Things overheard in WeHo: "Just drink a corona and eat some ass, you won't be hungry anymore"
Want any specific kind of beer?
Yeah. Alcohol flavor.
Got it. Anything but Miller.
But like now everytime I pee I just think... wow I had sex with him on this toilet.
He kept saying that the puke outside the theater wasn't his and it was all a set up to keep him from partying with the whores. Then he passed out on the sidewalk.
Oh and you pulled your pants down outside in front of like five people, held my hand, then peed.
Nicee. Atleast your phone doesn't change pen in to PENISsSSSSSSS like mine does
I just want to fall into a pit of xannies and eat my way out.
Hung over and there is no way in the world I can make this mess look good today. Only solution is to stay drunk.
"you can only have my number if you answer all the questions on this trivial pursuit card correctly"
So, I'm about to take my pants off in the Walmart parking lot, when am old lady parks next to me.
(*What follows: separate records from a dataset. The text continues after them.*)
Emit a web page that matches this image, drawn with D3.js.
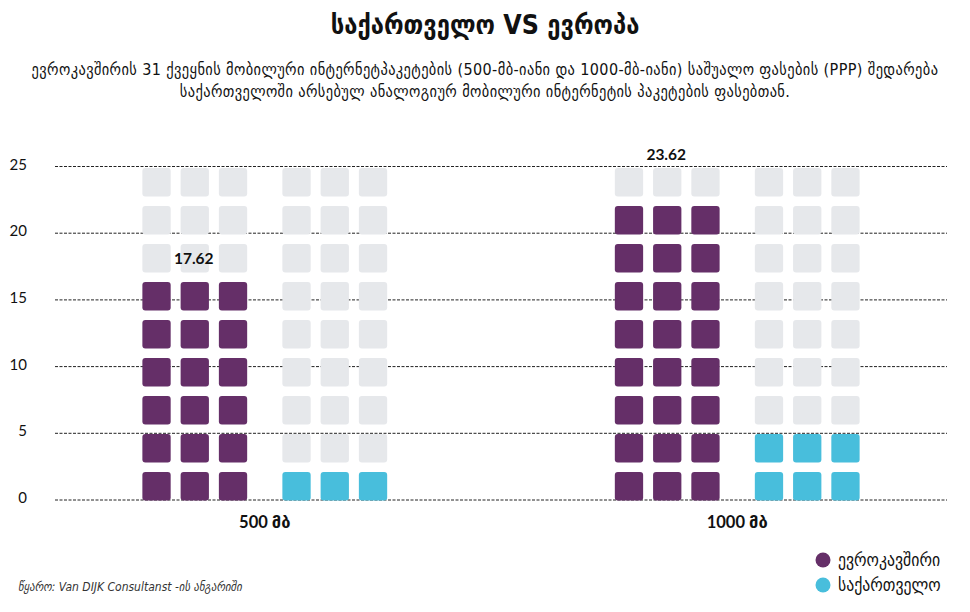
<!DOCTYPE html>
<html>
<head>
<meta charset="utf-8">
<script src="https://cdn.jsdelivr.net/npm/d3@7/dist/d3.min.js"></script>
<style>
  html, body { margin: 0; padding: 0; background: #fff; }
  svg { display: block; }
</style>
</head>
<body>
<svg id="chart" width="970" height="612"></svg>
<script>
// ---- data ----
const categories = ['500 მბ', '1000 მბ'];
const seriesNames = ['ევროკავშირი', 'საქართველო'];
const euValues = [17.62, 23.62];
const geoValues = [3.5, 6.5];
const yTicks = [0, 5, 10, 15, 20, 25];
const titleText = 'საქართველო VS ევროპა';
const subtitleLines = [
  'ევროკავშირის 31 ქვეყნის მობილური ინტერნეტპაკეტების (500-მბ-იანი და 1000-მბ-იანი) საშუალო ფასების (PPP) შედარება',
  'საქართველოში არსებულ ანალოგიურ მობილური ინტერნეტის პაკეტების ფასებთან.'
];
const sourceText = 'წყარო: Van DIJK Consultanst -ის ანგარიში';

const colors = { 'ევროკავშირი': '#652f68', 'საქართველო': '#48bedc' };
const emptyColor = '#e6e8eb';
const nRows = 9, nCols = 3;

const svg = d3.select('#chart');
const geoFont = "'DejaVu Sans Condensed', 'DejaVu Sans', sans-serif";
const numFont = "Lato, 'DejaVu Sans', sans-serif";

// ---- scales ----
const y = d3.scaleLinear().domain([0, 25]).range([499.5, 166]);
const unit = 25 / nRows;
const x0 = d3.scalePoint().domain(categories).range([55, 947]).padding(0.444);
const xSub = d3.scalePoint().domain(seriesNames).range([-70, 70]);
const xCol = d3.scaleBand().domain(d3.range(nCols)).range([-52.4, 52.4]).paddingInner(0.26).paddingOuter(0);
const rowScale = d3.scaleBand().domain(d3.range(nRows - 1, -1, -1))
  .range([y(25) + 2, y(0) + 1]).paddingInner(0.25).paddingOuter(0);

// ---- title ----
svg.append('text').attr('x', 485).attr('y', 34).attr('text-anchor', 'middle')
  .style('font-family', geoFont).style('font-weight', 'bold').style('font-size', '26.5px')
  .attr('fill', '#111').text(titleText);
svg.append('g').selectAll('text').data(subtitleLines).join('text')
  .attr('x', 485).attr('y', (d, i) => 75 + i * 22).attr('text-anchor', 'middle')
  .style('font-family', geoFont).style('font-size', '16px').style('letter-spacing', '0.4px')
  .attr('fill', '#111').text(d => d);

// ---- grid & axis ----
const yAxis = d3.axisLeft(y).tickValues(yTicks).tickSize(-(947 - 55)).tickFormat(d3.format('d'));
const gAxis = svg.append('g').attr('transform', 'translate(55,0)').call(yAxis);
gAxis.select('.domain').remove();
gAxis.selectAll('.tick line').attr('stroke', '#222').attr('stroke-width', 1).attr('stroke-dasharray', '3,1.5');
gAxis.selectAll('.tick text').attr('x', -28).attr('dy', '0.2em')
  .style('font-family', numFont).style('font-size', '15px').attr('fill', '#111');

// ---- waffle squares ----
const cells = [];
categories.forEach((c, ci) => {
  const vals = [euValues[ci], geoValues[ci]];
  seriesNames.forEach((s, si) => {
    const filled = Math.floor(vals[si] / unit);
    for (let r = 0; r < nRows; r++) {
      for (let k = 0; k < nCols; k++) {
        cells.push({ c, s, r, k, on: r < filled });
      }
    }
  });
});
svg.append('g').selectAll('rect').data(cells).join('rect')
  .attr('x', d => x0(d.c) + xSub(d.s) + xCol(d.k))
  .attr('y', d => rowScale(d.r))
  .attr('width', xCol.bandwidth())
  .attr('height', rowScale.bandwidth())
  .attr('rx', 3).attr('ry', 3)
  .attr('fill', d => d.on ? colors[d.s] : emptyColor);

// ---- value labels (EU) ----
svg.append('g').selectAll('text').data(categories).join('text')
  .attr('x', (c) => x0(c) + xSub(seriesNames[0]) + xCol(1) + xCol.bandwidth() / 2 - 1)
  .attr('y', (c, i) => {
    const idx = Math.round(euValues[i] / unit);
    return idx < nRows ? rowScale(idx) + rowScale.bandwidth() / 2 : rowScale(nRows - 1) - 13;
  })
  .attr('dy', '0.35em').attr('text-anchor', 'middle')
  .style('font-family', numFont).style('font-weight', 'bold').style('font-size', '15.5px')
  .attr('fill', '#111').text((c, i) => euValues[i].toFixed(2));

// ---- category labels ----
svg.append('g').selectAll('text').data(categories).join('text')
  .attr('x', c => x0(c)).attr('y', 528).attr('text-anchor', 'middle')
  .style('font-family', numFont).style('font-weight', 'bold').style('font-size', '16.5px')
  .attr('fill', '#111').text(c => c);

// ---- legend ----
const lg = svg.append('g').selectAll('g').data(seriesNames).join('g')
  .attr('transform', (d, i) => `translate(823,${560 + i * 25})`);
lg.append('circle').attr('r', 7.5).attr('fill', d => colors[d]);
lg.append('text').attr('x', 15).attr('dy', '0.35em')
  .style('font-family', geoFont).style('font-size', '17.5px').attr('fill', '#111').text(d => d);

// ---- source ----
svg.append('text').attr('x', 18).attr('y', 591)
  .style('font-family', geoFont).style('font-style', 'italic').style('font-size', '12px')
  .attr('fill', '#333').text(sourceText);
</script>
</body>
</html>
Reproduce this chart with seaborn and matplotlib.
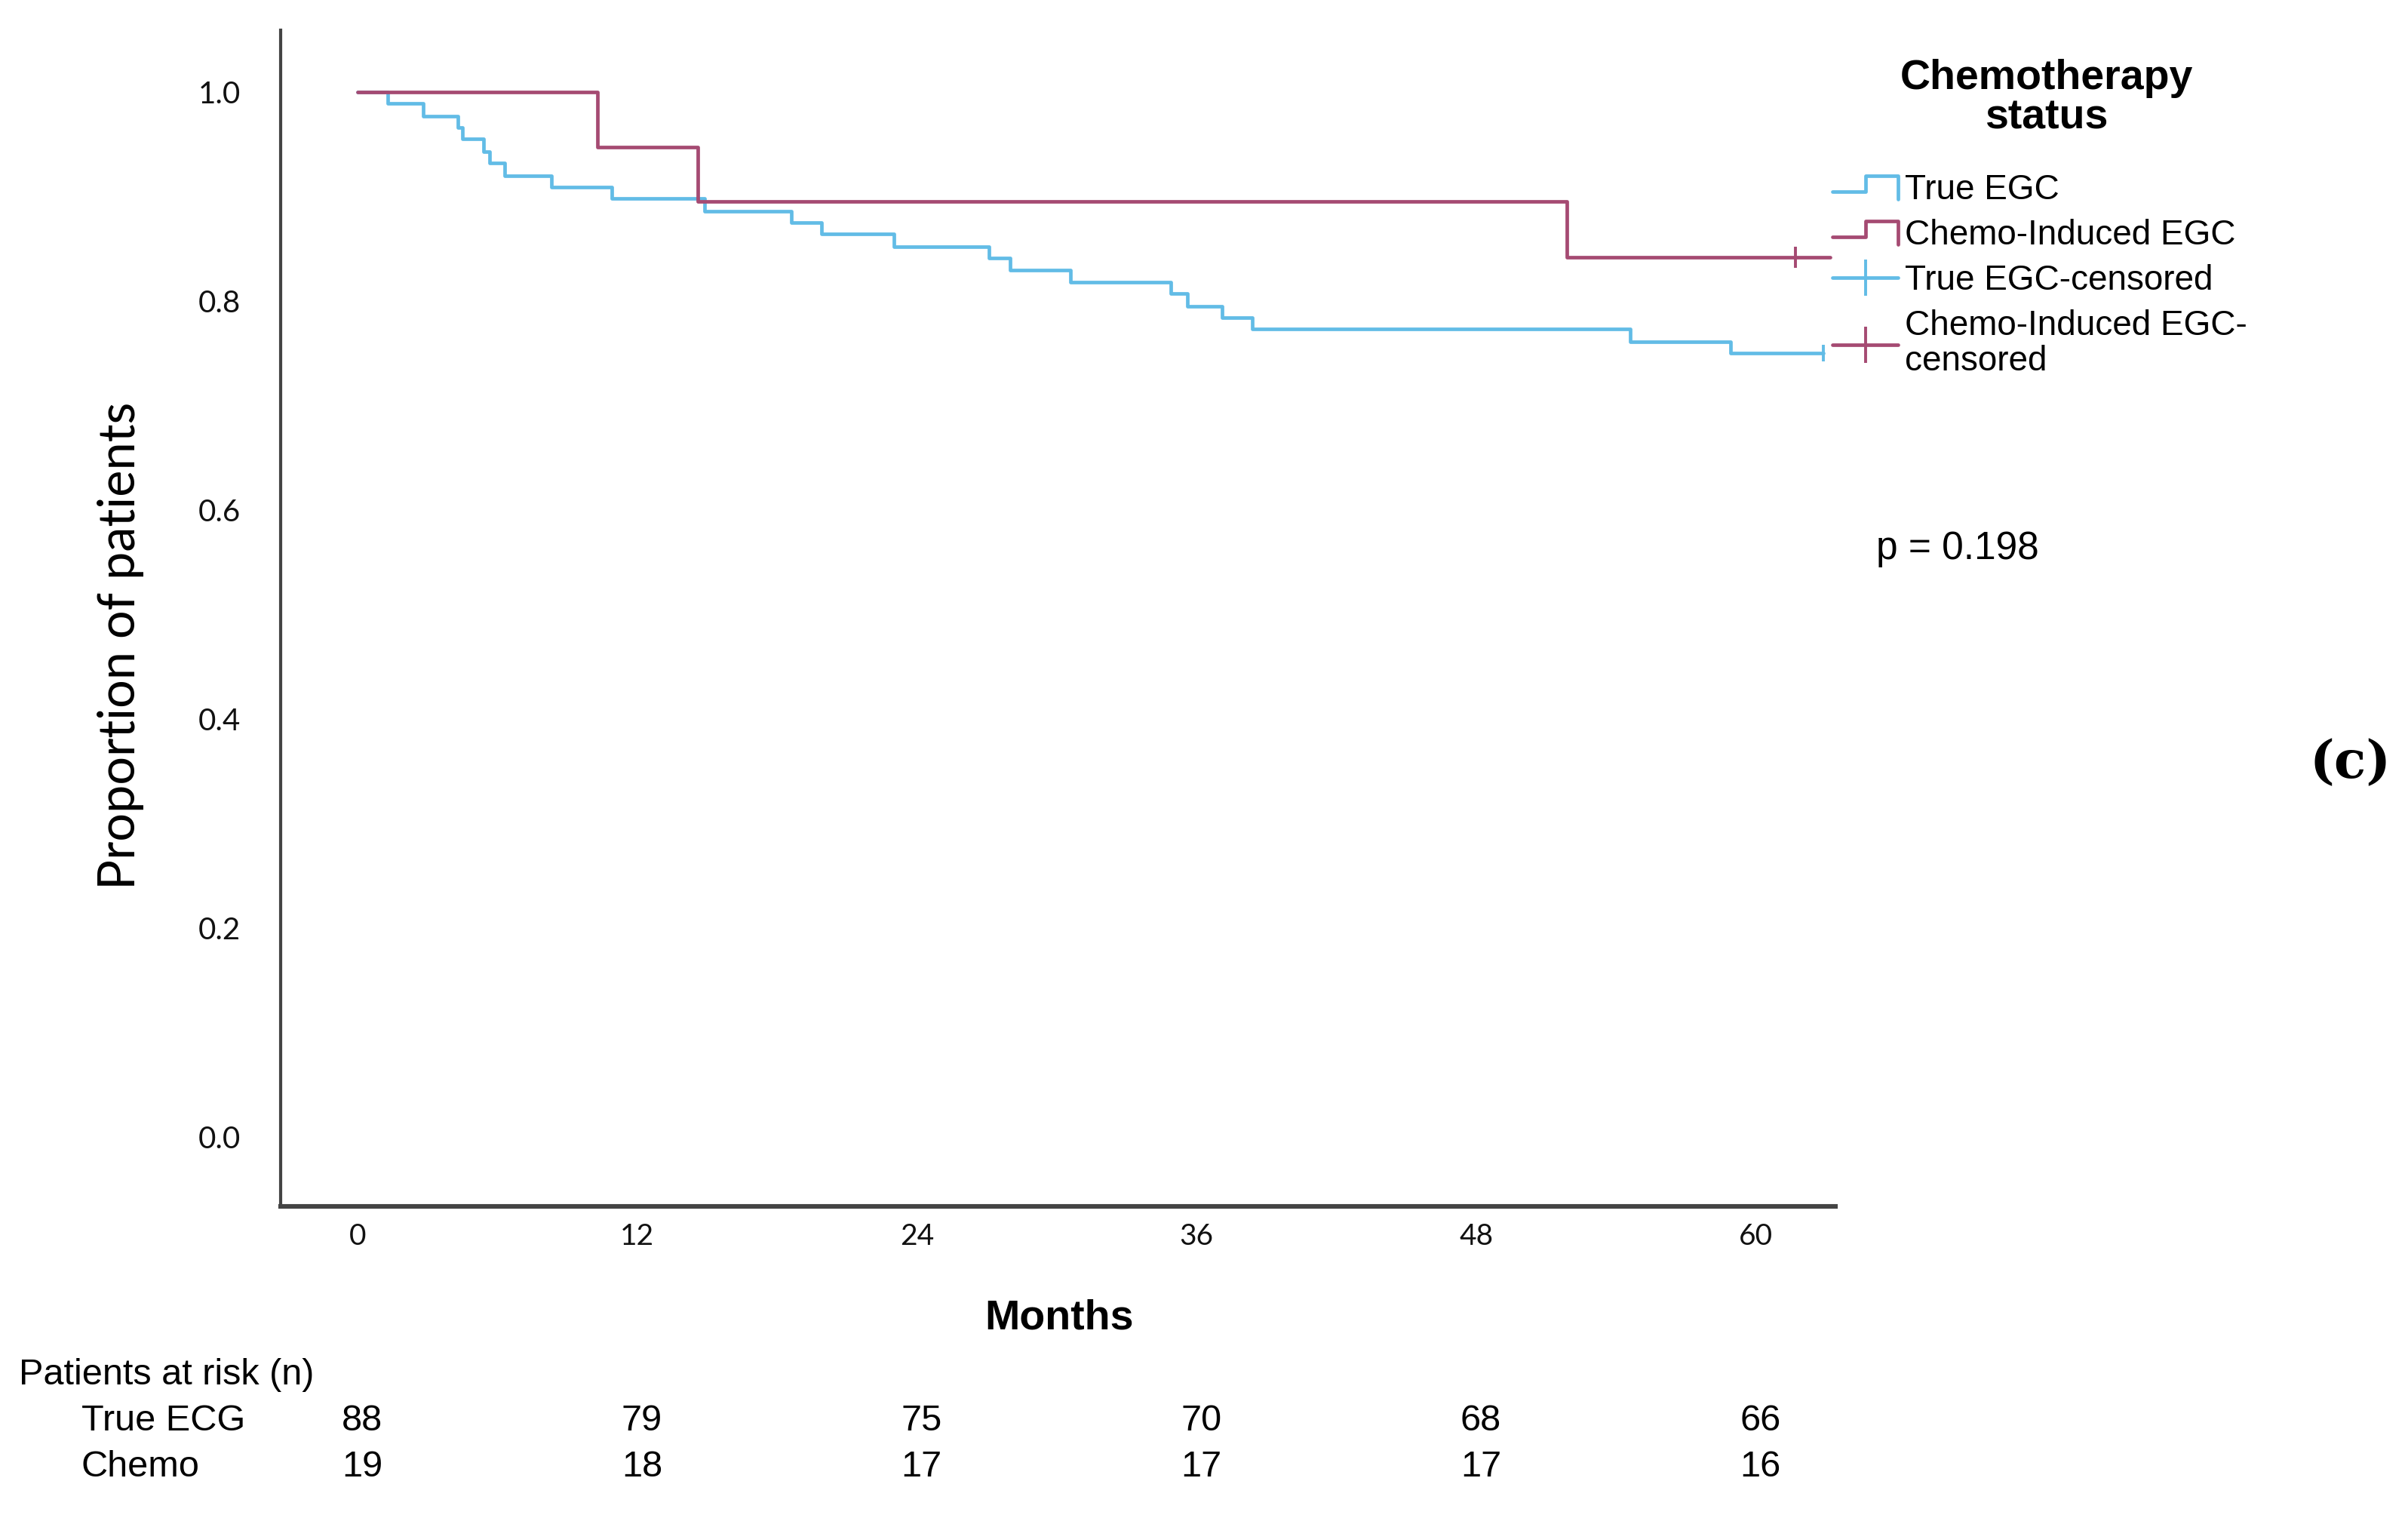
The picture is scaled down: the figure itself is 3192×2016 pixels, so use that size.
import numpy as np
import pandas as pd
import seaborn as sns
import matplotlib
matplotlib.use("Agg")
import matplotlib.pyplot as plt
from matplotlib.lines import Line2D
from matplotlib.legend_handler import HandlerBase
from matplotlib.transforms import blended_transform_factory

# Kaplan-Meier steps (months, proportion)
true_times = [0, 1.3, 2.8, 4.3, 4.5, 5.4, 5.65, 6.3, 8.3, 10.9, 14.9, 18.6,
              19.9, 23.0, 27.1, 28.0, 30.6, 34.9, 35.6, 37.1, 38.4, 54.6, 58.9, 62.9]
true_surv = [1.000, 0.989, 0.977, 0.966, 0.955, 0.943, 0.932, 0.920, 0.909, 0.898, 0.886, 0.875,
             0.864, 0.852, 0.841, 0.830, 0.818, 0.807, 0.795, 0.784, 0.773, 0.761, 0.750, 0.750]
chemo_times = [0, 10.3, 14.6, 51.9, 63.2]
chemo_surv = [1.000, 0.947, 0.895, 0.842, 0.842]

true_cens_t = [62.9]
true_cens_s = [0.750]
chemo_cens_t = [61.7]
chemo_cens_s = [0.842]

month_ticks = [0, 12, 24, 36, 48, 60]
y_ticks = [0.0, 0.2, 0.4, 0.6, 0.8, 1.0]
risk_true = [88, 79, 75, 70, 68, 66]
risk_chemo = [19, 18, 17, 17, 17, 16]

groups = ["True EGC", "Chemo-Induced EGC"]
blue = "#62bce6"
maroon = "#a54a72"

df = pd.concat([
    pd.DataFrame({"t": true_times, "s": true_surv, "g": groups[0]}),
    pd.DataFrame({"t": chemo_times, "s": chemo_surv, "g": groups[1]}),
])

sns.set_theme(style="white")
plt.rcParams["font.family"] = ["Liberation Sans", "DejaVu Sans"]
plt.rcParams["text.color"] = "black"
plt.rcParams["axes.labelcolor"] = "black"

fig = plt.figure(figsize=(15.96, 10.08), dpi=200)
ax = fig.add_axes([0.1166, 0.207, 0.7621 - 0.1166, 0.980 - 0.207])

sns.lineplot(data=df, x="t", y="s", hue="g", palette=[blue, maroon],
             estimator=None, sort=False, drawstyle="steps-post",
             linewidth=1.7, legend=False, ax=ax)
ax.plot(true_cens_t, true_cens_s, ls="none", marker="|", ms=8, mew=1.4, color=blue)
ax.plot(chemo_cens_t, chemo_cens_s, ls="none", marker="|", ms=10, mew=1.4, color=maroon)

ax.set_xlim(-3.3, 63.4)
ax.set_ylim(-0.066, 1.059)
ax.set_xticks(month_ticks)
ax.set_yticks(y_ticks)
ax.set_xticklabels([str(m) for m in month_ticks], fontfamily="Lato", fontsize=14)
ax.set_yticklabels([f"{v:.1f}" for v in y_ticks], fontfamily="Lato", fontsize=14.5)
ax.tick_params(axis="both", length=0, colors="#111111")
ax.tick_params(axis="y", pad=19)
ax.tick_params(axis="x", pad=8)
sns.despine(ax=ax)
ax.spines["left"].set_linewidth(1.5)
ax.spines["bottom"].set_linewidth(2.2)
ax.spines["left"].set_color("#444444")
ax.spines["bottom"].set_color("#444444")
ax.set_xlabel("")
ax.set_ylabel("Proportion of patients", fontfamily="Lato", fontsize=24, color="black")
ax.yaxis.set_label_coords(-0.088, 0.477)

fig.text(0.44, 0.133, "Months", fontsize=20, fontweight="bold", ha="center", va="center")
fig.text(0.779, 0.639, "p = 0.198", fontsize=18.5, ha="left", va="center")
fig.text(0.976, 0.498, "(c)", fontsize=25, fontweight="bold", family="DejaVu Serif",
         ha="center", va="center")

# patients at risk table
fig.text(0.0077, 0.096, "Patients at risk (n)", fontsize=17.5, ha="left", va="center")
fig.text(0.0338, 0.0657, "True ECG", fontsize=17.5, ha="left", va="center")
fig.text(0.0338, 0.0354, "Chemo", fontsize=17.5, ha="left", va="center")
tr = blended_transform_factory(ax.transData, fig.transFigure)
for m, a, b in zip(month_ticks, risk_true, risk_chemo):
    ax.text(m + 0.2, 0.0657, str(a), transform=tr, fontsize=17.5, ha="center", va="center", clip_on=False)
    ax.text(m + 0.2, 0.0354, str(b), transform=tr, fontsize=17.5, ha="center", va="center", clip_on=False)


class StepHandler(HandlerBase):
    def create_artists(self, legend, orig_handle, xdescent, ydescent,
                       width, height, fontsize, trans):
        x0, y0 = -xdescent, -ydescent
        xs = [x0, x0 + 0.5 * width, x0 + 0.5 * width, x0 + width, x0 + width]
        ys = [y0 + 0.3 * height, y0 + 0.3 * height, y0 + 0.95 * height,
              y0 + 0.95 * height, y0 + 0.0 * height]
        return [Line2D(xs, ys, color=orig_handle.get_color(),
                       lw=orig_handle.get_linewidth(), transform=trans)]


# legend title drawn separately so the gap below it matches
fig.text(0.850, 0.9354, "Chemotherapy\nstatus", fontsize=20, fontweight="bold",
         ha="center", va="center", multialignment="center", linespacing=1.0)

h_true = Line2D([], [], color=blue, lw=1.7)
h_chemo = Line2D([], [], color=maroon, lw=1.7)
h_true_c = Line2D([], [], color=blue, lw=1.7, marker="|", ms=17, mew=1.4)
h_chemo_c = Line2D([], [], color=maroon, lw=1.7, marker="|", ms=17, mew=1.4)
leg = fig.legend([h_true, h_chemo, h_true_c, h_chemo_c],
                 ["True EGC", "Chemo-Induced EGC", "True EGC-censored", "Chemo-Induced EGC-\ncensored"],
                 handler_map={h_true: StepHandler(), h_chemo: StepHandler()},
                 loc="upper left", bbox_to_anchor=(0.761, 0.886), frameon=False,
                 fontsize=16.5, handlelength=1.9,
                 handletextpad=0.2, labelspacing=0.35, borderpad=0, borderaxespad=0,
                 numpoints=1)
for t in leg.get_texts():
    t.set_linespacing(1.1)

fig.savefig("out.png", dpi=200)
I'm all the way in the back next to the semis. What the hell?
It happened to me once. But i washed off in a duck pond and walked home naked.
Oh Jesus. Are you going to the hospital?
No I'm showering then leaving for Vegas
You know you need to get it together when a frat guy wakes you up and says you need to go to class
Why is there a mildly painful bruise on my back?
You slipped off the sink last night.
Why was I on the sink......?
;)
I shaved my asshole for this. That's real dedication.